Search code examples
pythonexcelpandasxlrd

Pandas suddenly cannot open Excel file (can't find workbook in OLE2 compound document


I have a script that reads an xlsx excel file that was working fine until a week ago. The error message is:

xlrd.biffh.XLRDError: Can't find workbook in OLE2 compound document

By debugging the script, I've found the whole stack:

C:\MyFolder\MyScript.py", line 42, in PandasReadExcel 
   ef=pd.read_excel(excfile,sheetname,header,skiprows) 
File "C:\Python\Python36\lib\site-packages\pandas\io\excel.py", line 191, in read_excel 
   io = ExcelFile(io, engine=engine) 
File "C:\Python\Python36\lib\site-packages\pandas\io\excel.py", line 249, in __init__ 
   self.book = xlrd.open_workbook(io) 
File "C:\Python\Python36\lib\site-packages\xlrd\__init__.py", line 441, in open_workbook 
   ragged_rows=ragged_rows, File "C:\Python\Python36\lib\site-packages\xlrd\book.py", line 87, in open_workbook_xls 
   ragged_rows=ragged_rows, 
File "C:\Python\Python36\lib\site-packages\xlrd\book.py", line 595, in biff2_8_load 
   raise XLRDError("Can't find workbook in OLE2 compound document") 
xlrd.biffh.XLRDError: Can't find workbook in OLE2 compound document

By reviewing similar cases here and in GitHub, I've found that this error usually occurs with xlsm files or password-protected files. But the concerned Excel workbook is not password protected and is a xlsx file. To my "unluck" I don't know the person who changes the file, it is updated regularly by a team that takes laboratory analysis, so I don't have any ideas of what they changed in the file. All I know is that I can open/edit that file with no problem.
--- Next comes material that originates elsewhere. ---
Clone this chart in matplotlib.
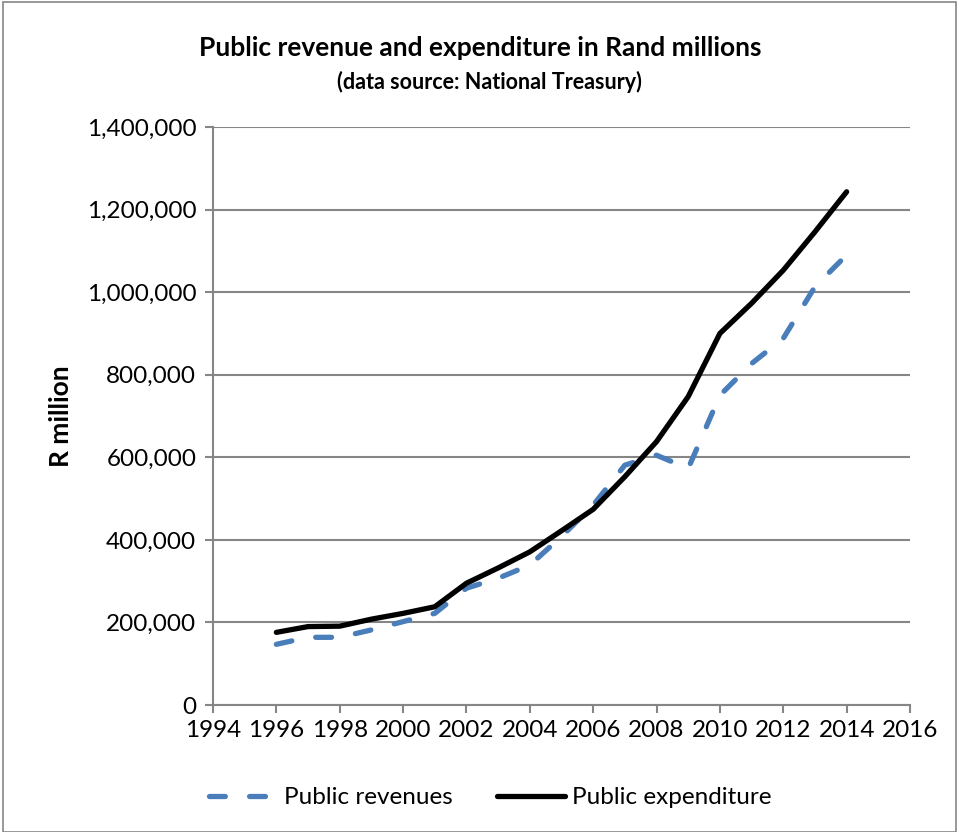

Some threads suggest updating pandas or xlrd version (I am using pandas 0.19.2), which I am wanting to avoid, since the script runs in a remote server and updating the version would affect proper work of other scripts depending on this routine.

I thank anybody who has any clue on how to solve this problem.


Solution

  • After months struggling with this error, I've learned that the concerned files are being edited using an older version of Microsoft Office (namely Office 2007, in this very case). Then I decided to implement a clumsy workaround solution: Just open the files using a compatible Excel version, and save a copy in a different folder; then open the file using pandas read_excel function, it should open normally! To automate this task I wrote a powershell script just to open the original file and save the copy. This script must be executed according to how often the data is updated:

    $FileName = "\\path\to\the\source\file.xlsx"
    $FileNameCopy = "\\path\to\the\copy\file.xlsx"
    
    $xl = New-Object -comobject Excel.Application
    # repeat this for every file concerned
    $wb = $xl.Workbooks.open("$FileName",3)
    $wb.SaveAs($FileNameCopy)
    $wb.Close($False)
    
    $xl.Quit()
    

    Now I can have my data loaded normally again.